• _What to produce_:
Below are entries. Copy exactly the lines running from the line that holds "Write a Python" to the line that holds "label=lbl_med, ax=ax)", with both ends included.

=== Supplied information ===

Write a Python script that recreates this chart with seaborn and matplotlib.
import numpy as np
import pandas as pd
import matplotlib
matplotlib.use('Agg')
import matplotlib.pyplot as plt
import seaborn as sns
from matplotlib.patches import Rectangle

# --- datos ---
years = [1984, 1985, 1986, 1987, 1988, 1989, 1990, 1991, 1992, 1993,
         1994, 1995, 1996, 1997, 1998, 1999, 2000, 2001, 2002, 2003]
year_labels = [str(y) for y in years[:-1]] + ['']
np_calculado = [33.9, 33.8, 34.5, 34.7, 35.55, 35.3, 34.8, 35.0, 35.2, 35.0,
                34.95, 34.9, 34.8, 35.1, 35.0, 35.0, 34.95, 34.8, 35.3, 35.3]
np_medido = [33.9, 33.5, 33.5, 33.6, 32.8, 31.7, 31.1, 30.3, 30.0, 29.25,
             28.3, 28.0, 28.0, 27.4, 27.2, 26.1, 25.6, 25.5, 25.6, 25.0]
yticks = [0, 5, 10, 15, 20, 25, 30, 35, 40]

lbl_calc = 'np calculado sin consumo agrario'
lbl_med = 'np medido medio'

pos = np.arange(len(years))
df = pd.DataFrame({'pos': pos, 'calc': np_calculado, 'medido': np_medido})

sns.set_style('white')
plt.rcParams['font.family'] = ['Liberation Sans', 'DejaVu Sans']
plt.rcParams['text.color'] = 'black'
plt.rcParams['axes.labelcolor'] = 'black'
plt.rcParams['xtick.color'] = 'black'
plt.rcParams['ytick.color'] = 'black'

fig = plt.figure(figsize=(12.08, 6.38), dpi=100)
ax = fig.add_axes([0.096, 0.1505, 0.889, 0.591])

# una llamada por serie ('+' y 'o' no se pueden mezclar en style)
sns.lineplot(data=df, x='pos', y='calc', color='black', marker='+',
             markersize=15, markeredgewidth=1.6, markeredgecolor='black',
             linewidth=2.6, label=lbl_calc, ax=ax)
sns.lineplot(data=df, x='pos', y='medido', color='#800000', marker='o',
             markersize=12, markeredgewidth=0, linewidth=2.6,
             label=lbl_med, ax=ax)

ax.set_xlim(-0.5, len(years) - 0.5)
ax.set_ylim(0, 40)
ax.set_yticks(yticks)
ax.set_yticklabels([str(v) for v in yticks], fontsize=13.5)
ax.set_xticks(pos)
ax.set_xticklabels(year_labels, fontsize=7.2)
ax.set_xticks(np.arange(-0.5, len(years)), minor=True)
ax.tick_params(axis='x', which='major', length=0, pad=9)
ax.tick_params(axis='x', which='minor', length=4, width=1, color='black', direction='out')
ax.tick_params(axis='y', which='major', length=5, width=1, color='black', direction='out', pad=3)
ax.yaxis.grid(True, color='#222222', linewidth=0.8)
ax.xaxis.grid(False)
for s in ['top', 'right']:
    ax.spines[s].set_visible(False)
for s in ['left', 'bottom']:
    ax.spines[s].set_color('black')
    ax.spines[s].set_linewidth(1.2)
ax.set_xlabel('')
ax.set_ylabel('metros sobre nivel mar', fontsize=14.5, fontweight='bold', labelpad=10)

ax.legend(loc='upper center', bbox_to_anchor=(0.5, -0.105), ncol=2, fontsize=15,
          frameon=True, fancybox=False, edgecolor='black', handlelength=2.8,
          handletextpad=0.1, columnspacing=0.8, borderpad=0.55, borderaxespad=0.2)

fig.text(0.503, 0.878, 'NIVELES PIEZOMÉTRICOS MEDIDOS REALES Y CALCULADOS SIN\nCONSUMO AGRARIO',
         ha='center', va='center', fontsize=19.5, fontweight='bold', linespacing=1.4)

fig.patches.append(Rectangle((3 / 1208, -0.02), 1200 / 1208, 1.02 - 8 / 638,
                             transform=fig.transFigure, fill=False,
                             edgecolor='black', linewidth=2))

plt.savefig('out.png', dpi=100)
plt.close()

===
=== Supplied information ===

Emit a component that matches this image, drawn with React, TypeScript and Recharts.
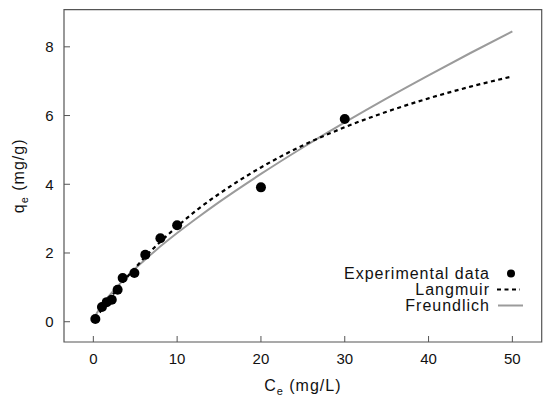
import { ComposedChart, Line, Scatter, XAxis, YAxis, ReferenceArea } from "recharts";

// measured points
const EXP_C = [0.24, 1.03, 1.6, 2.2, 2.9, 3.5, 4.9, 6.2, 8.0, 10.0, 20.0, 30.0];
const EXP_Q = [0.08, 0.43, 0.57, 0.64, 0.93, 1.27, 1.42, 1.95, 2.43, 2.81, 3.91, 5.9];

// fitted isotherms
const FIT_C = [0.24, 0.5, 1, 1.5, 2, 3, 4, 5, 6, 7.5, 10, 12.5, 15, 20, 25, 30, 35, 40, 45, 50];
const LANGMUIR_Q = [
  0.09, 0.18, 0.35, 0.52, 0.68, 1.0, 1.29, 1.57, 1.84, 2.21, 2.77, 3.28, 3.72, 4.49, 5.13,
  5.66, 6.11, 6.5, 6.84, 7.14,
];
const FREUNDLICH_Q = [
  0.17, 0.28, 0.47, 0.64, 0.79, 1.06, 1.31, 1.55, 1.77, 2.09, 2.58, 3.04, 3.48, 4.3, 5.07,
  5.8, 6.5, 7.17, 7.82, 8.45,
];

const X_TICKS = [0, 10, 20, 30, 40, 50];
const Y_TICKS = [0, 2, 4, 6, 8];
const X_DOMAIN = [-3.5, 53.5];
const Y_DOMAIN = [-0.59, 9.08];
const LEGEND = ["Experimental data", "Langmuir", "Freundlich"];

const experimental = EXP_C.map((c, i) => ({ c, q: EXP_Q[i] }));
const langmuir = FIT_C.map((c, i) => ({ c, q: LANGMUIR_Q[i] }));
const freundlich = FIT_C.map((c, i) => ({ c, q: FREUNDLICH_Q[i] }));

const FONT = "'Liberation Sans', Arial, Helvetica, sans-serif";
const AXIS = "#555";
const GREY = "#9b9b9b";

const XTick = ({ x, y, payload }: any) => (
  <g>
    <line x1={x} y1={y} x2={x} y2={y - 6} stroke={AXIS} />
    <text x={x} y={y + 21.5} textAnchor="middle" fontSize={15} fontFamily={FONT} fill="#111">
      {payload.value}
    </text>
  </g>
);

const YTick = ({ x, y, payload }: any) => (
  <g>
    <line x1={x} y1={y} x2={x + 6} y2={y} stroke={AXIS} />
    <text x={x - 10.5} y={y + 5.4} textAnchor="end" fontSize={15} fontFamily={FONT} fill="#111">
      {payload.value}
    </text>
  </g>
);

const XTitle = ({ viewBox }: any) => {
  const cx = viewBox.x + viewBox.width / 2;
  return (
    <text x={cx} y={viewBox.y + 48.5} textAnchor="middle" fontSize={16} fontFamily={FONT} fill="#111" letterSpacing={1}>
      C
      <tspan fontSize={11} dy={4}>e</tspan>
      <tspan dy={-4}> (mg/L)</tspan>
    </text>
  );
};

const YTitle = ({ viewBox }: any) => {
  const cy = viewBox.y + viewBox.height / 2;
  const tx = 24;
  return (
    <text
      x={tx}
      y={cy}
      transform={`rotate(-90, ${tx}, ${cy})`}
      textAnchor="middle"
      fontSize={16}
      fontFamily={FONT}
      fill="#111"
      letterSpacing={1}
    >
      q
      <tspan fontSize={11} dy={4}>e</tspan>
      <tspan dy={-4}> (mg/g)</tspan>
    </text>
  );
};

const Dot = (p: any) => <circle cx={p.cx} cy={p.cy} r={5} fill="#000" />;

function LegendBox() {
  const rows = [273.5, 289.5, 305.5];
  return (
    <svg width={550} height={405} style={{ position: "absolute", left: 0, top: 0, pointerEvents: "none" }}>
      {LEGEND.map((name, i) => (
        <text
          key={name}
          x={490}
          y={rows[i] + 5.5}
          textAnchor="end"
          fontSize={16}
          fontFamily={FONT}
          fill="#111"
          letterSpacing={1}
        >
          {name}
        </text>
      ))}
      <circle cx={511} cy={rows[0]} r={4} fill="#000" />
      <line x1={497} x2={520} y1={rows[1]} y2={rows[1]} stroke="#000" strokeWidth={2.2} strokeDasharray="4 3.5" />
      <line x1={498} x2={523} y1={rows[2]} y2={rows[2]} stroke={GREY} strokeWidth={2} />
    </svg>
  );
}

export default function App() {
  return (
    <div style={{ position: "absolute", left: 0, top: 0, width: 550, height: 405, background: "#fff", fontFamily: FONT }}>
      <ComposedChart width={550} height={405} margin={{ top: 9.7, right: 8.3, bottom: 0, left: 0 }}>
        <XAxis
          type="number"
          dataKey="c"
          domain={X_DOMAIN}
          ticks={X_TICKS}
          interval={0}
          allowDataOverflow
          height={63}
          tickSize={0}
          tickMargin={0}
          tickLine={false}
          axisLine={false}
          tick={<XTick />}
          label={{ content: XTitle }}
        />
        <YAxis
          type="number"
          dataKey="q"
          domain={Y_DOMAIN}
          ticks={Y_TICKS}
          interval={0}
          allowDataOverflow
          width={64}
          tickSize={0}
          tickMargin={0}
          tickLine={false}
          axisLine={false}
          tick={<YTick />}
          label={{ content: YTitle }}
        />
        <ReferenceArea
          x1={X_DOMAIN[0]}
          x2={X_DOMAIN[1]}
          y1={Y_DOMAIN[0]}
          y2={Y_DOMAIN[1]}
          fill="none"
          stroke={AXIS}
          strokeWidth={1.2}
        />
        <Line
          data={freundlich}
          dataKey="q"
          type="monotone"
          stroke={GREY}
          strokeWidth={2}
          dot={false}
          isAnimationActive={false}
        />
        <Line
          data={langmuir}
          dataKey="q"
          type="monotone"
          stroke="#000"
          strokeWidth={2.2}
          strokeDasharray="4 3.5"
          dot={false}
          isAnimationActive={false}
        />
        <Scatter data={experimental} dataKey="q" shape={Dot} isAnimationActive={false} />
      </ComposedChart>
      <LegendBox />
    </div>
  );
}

===
=== Supplied information ===

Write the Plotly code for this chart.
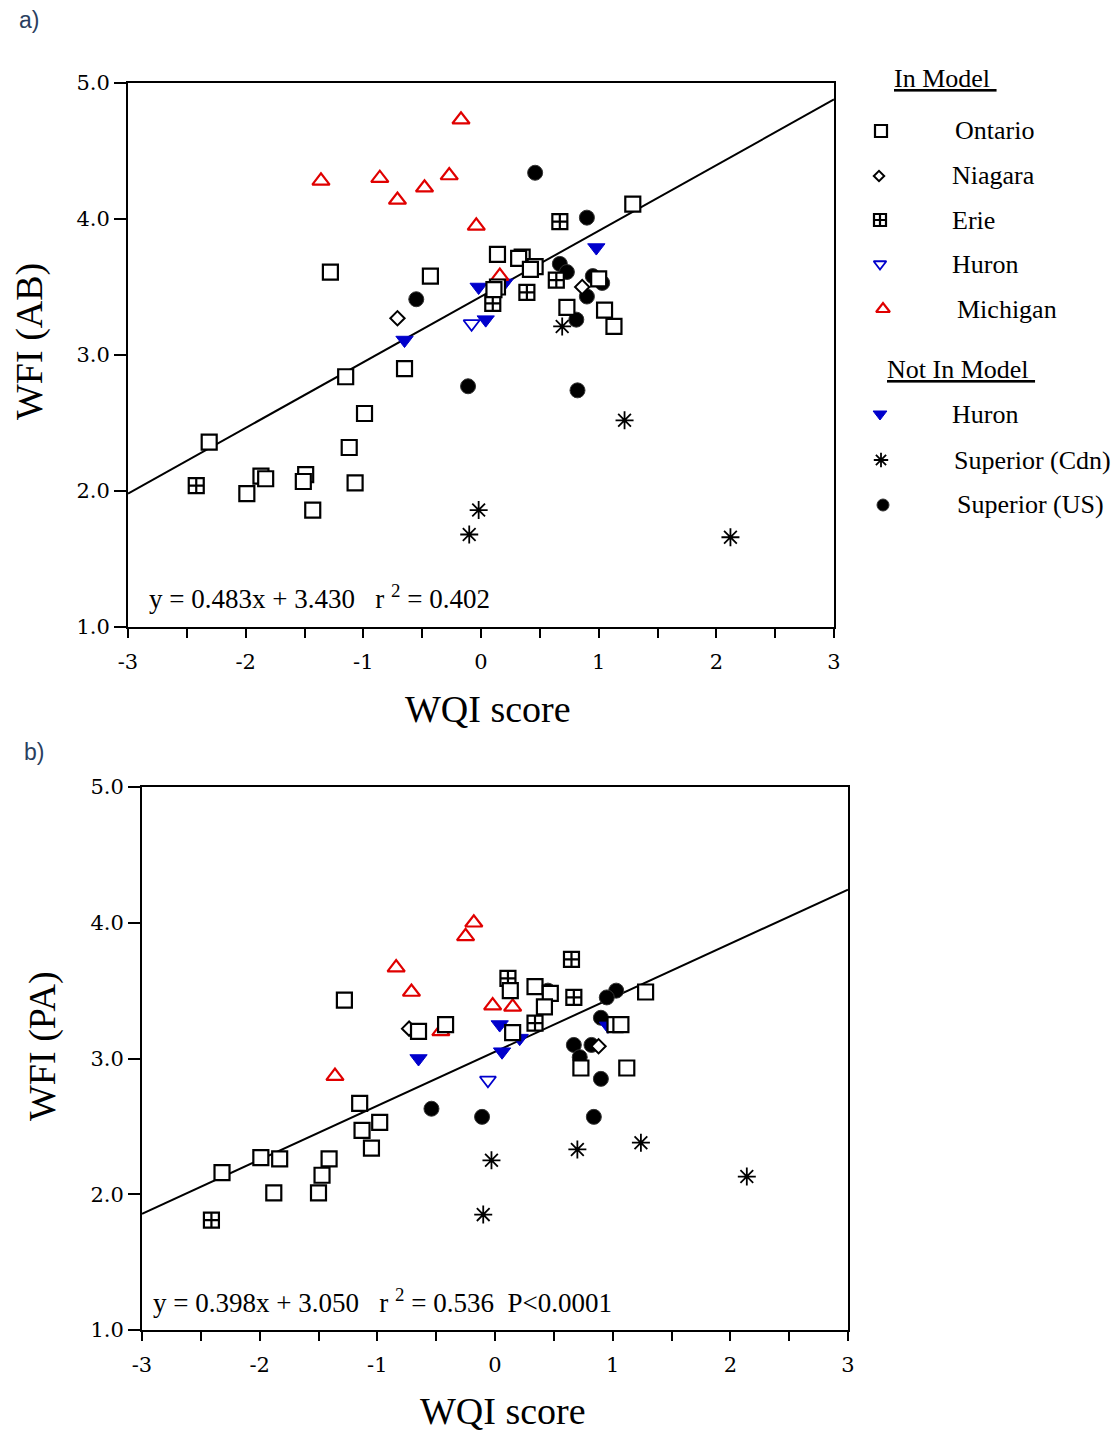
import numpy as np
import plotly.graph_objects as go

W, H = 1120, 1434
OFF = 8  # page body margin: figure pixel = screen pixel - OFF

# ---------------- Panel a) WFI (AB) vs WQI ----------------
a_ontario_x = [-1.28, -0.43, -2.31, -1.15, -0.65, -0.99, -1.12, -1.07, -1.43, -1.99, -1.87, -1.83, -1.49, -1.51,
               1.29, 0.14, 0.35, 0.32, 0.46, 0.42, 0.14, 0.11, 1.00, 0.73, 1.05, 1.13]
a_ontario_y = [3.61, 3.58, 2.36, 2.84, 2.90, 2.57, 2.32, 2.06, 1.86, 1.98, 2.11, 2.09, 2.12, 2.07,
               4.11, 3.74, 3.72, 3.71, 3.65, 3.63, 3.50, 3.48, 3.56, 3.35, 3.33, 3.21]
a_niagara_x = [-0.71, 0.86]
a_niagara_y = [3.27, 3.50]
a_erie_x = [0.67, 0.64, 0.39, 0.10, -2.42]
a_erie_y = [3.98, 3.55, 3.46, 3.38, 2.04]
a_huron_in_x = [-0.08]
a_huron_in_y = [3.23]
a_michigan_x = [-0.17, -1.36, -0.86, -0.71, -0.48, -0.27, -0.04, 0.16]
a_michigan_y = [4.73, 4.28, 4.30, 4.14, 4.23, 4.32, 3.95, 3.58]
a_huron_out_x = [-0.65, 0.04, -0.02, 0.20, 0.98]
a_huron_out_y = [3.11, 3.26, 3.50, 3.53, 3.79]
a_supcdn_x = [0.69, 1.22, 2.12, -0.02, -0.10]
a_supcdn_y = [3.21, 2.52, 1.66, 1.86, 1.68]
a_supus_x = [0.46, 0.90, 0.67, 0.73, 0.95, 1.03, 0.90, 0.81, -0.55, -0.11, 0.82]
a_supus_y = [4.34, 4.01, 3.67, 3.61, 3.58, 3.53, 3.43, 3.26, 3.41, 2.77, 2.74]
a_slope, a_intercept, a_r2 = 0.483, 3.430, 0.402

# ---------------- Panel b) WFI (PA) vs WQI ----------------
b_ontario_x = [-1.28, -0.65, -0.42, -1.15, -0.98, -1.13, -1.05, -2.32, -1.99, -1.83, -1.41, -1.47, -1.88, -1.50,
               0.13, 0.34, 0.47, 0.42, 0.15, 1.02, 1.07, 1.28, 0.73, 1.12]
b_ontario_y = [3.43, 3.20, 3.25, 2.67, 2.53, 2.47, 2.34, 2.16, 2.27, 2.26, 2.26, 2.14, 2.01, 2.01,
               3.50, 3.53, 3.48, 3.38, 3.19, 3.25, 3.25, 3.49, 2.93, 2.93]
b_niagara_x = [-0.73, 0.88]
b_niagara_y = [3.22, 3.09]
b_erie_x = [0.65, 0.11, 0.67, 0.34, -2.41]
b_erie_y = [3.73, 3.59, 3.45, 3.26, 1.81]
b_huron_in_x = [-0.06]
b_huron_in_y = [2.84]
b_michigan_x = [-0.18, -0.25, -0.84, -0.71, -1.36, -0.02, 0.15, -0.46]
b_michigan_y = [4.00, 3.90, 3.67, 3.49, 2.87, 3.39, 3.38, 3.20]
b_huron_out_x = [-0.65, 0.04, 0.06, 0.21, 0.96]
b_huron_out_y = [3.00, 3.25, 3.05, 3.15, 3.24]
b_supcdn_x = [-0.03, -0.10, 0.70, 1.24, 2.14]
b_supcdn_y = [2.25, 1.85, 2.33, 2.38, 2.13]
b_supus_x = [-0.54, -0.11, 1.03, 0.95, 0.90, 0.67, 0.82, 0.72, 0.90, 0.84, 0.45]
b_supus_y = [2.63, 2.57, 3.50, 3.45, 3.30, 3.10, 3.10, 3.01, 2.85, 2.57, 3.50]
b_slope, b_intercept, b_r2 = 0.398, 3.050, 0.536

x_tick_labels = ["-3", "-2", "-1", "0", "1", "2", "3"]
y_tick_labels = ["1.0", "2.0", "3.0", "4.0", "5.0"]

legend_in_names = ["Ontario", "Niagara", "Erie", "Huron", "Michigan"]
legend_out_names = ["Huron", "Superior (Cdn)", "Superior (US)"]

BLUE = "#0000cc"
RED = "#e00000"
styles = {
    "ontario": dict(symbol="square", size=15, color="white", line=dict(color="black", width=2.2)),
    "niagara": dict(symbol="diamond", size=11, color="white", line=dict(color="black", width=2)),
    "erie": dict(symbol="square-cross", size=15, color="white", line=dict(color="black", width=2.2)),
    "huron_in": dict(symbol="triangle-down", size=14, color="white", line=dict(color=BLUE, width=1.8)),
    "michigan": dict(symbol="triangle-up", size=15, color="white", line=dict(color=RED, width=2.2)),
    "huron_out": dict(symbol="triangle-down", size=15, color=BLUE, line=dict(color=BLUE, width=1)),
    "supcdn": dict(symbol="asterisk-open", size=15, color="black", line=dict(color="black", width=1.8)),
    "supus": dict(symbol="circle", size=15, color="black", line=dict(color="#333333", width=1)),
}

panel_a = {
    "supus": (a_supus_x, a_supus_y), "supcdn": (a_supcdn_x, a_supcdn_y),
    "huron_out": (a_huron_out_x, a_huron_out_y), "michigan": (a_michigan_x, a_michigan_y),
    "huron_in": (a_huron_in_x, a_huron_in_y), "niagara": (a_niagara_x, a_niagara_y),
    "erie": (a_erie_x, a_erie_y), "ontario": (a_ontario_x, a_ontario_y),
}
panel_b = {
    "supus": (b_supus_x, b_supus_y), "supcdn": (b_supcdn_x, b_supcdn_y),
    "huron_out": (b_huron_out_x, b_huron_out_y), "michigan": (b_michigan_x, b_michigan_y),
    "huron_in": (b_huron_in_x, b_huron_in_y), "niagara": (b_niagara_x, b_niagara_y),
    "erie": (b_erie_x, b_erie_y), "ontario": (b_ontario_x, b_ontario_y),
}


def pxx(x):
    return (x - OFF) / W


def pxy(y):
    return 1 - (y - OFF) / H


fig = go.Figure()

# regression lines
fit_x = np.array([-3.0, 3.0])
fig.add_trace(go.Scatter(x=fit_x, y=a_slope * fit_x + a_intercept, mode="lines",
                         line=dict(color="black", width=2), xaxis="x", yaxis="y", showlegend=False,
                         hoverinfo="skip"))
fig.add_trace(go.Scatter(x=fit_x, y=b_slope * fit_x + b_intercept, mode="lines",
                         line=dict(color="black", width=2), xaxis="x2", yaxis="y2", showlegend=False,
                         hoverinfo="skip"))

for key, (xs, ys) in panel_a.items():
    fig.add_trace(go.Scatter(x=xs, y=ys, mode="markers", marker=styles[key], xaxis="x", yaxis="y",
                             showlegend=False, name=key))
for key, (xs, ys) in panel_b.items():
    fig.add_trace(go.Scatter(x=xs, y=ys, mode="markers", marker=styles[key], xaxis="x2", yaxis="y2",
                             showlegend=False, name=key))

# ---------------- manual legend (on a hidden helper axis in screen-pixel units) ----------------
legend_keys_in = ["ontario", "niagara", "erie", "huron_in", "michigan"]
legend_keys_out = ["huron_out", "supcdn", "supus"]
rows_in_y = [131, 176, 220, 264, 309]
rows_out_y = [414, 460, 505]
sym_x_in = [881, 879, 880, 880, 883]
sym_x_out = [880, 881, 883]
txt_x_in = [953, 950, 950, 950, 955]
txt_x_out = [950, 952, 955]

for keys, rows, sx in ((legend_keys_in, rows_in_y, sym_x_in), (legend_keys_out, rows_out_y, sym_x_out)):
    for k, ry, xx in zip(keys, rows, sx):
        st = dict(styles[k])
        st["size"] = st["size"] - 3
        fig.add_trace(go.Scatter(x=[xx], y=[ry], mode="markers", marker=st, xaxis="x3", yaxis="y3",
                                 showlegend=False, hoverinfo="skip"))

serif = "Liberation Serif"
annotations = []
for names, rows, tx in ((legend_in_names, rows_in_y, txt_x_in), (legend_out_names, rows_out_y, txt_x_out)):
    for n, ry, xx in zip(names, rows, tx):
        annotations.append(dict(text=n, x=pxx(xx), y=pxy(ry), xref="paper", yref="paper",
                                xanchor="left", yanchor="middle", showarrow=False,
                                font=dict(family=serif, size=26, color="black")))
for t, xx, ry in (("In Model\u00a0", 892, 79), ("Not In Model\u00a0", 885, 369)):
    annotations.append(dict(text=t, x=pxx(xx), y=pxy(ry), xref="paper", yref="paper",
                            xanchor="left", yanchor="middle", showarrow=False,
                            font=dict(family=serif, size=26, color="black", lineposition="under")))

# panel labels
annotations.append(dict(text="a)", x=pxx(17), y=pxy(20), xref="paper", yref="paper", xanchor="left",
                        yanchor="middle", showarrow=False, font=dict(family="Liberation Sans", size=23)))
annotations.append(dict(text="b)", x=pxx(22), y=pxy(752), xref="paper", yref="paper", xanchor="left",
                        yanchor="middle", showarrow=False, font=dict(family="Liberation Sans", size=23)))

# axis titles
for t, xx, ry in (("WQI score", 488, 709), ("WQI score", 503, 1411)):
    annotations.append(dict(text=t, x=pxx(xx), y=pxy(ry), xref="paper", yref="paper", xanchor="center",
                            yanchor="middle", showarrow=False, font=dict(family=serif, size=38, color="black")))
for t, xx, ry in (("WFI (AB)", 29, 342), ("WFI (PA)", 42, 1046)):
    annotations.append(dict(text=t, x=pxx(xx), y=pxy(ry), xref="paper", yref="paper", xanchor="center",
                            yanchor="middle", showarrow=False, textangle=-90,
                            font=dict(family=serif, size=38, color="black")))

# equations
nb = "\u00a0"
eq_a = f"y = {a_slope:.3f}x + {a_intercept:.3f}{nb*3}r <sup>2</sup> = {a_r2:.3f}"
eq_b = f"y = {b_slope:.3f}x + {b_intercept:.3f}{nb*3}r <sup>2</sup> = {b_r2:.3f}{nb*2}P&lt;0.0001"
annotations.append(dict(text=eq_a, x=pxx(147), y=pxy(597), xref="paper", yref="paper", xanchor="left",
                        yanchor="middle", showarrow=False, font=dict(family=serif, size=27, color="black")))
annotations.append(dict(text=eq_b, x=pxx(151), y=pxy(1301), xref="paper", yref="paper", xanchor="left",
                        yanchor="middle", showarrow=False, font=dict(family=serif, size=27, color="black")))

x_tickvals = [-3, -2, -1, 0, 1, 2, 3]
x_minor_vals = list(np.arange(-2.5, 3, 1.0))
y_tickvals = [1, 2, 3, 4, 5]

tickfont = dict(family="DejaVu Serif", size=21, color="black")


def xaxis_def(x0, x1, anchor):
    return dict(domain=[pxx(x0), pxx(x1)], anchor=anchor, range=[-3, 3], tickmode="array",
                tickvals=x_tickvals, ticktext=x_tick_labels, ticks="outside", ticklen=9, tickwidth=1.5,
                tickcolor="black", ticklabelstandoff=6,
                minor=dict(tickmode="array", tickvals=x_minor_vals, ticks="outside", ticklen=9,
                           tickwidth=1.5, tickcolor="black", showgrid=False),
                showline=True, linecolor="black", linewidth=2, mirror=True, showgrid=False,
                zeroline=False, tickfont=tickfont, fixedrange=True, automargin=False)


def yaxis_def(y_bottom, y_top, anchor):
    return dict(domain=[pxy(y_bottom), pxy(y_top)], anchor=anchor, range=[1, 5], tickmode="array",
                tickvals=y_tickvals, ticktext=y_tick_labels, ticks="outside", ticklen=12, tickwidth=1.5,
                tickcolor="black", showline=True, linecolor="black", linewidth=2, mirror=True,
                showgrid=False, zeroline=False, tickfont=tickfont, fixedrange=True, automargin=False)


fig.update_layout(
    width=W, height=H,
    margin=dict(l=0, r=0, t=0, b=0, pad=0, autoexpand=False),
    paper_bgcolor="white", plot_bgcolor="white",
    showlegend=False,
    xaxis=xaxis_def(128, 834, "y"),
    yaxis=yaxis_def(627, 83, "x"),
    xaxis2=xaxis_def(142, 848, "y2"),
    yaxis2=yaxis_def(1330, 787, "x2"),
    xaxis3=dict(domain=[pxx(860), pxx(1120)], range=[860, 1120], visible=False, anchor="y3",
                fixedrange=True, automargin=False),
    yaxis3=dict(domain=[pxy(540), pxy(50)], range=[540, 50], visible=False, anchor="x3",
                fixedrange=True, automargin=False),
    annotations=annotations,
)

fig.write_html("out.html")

===

• _Solved problem_:
Write a Python script that recreates this chart with seaborn and matplotlib.
import numpy as np
import pandas as pd
import matplotlib
matplotlib.use('Agg')
import matplotlib.pyplot as plt
import seaborn as sns
from matplotlib.patches import Rectangle

# --- datos ---
years = [1984, 1985, 1986, 1987, 1988, 1989, 1990, 1991, 1992, 1993,
         1994, 1995, 1996, 1997, 1998, 1999, 2000, 2001, 2002, 2003]
year_labels = [str(y) for y in years[:-1]] + ['']
np_calculado = [33.9, 33.8, 34.5, 34.7, 35.55, 35.3, 34.8, 35.0, 35.2, 35.0,
                34.95, 34.9, 34.8, 35.1, 35.0, 35.0, 34.95, 34.8, 35.3, 35.3]
np_medido = [33.9, 33.5, 33.5, 33.6, 32.8, 31.7, 31.1, 30.3, 30.0, 29.25,
             28.3, 28.0, 28.0, 27.4, 27.2, 26.1, 25.6, 25.5, 25.6, 25.0]
yticks = [0, 5, 10, 15, 20, 25, 30, 35, 40]

lbl_calc = 'np calculado sin consumo agrario'
lbl_med = 'np medido medio'

pos = np.arange(len(years))
df = pd.DataFrame({'pos': pos, 'calc': np_calculado, 'medido': np_medido})

sns.set_style('white')
plt.rcParams['font.family'] = ['Liberation Sans', 'DejaVu Sans']
plt.rcParams['text.color'] = 'black'
plt.rcParams['axes.labelcolor'] = 'black'
plt.rcParams['xtick.color'] = 'black'
plt.rcParams['ytick.color'] = 'black'

fig = plt.figure(figsize=(12.08, 6.38), dpi=100)
ax = fig.add_axes([0.096, 0.1505, 0.889, 0.591])

# una llamada por serie ('+' y 'o' no se pueden mezclar en style)
sns.lineplot(data=df, x='pos', y='calc', color='black', marker='+',
             markersize=15, markeredgewidth=1.6, markeredgecolor='black',
             linewidth=2.6, label=lbl_calc, ax=ax)
sns.lineplot(data=df, x='pos', y='medido', color='#800000', marker='o',
             markersize=12, markeredgewidth=0, linewidth=2.6,
             label=lbl_med, ax=ax)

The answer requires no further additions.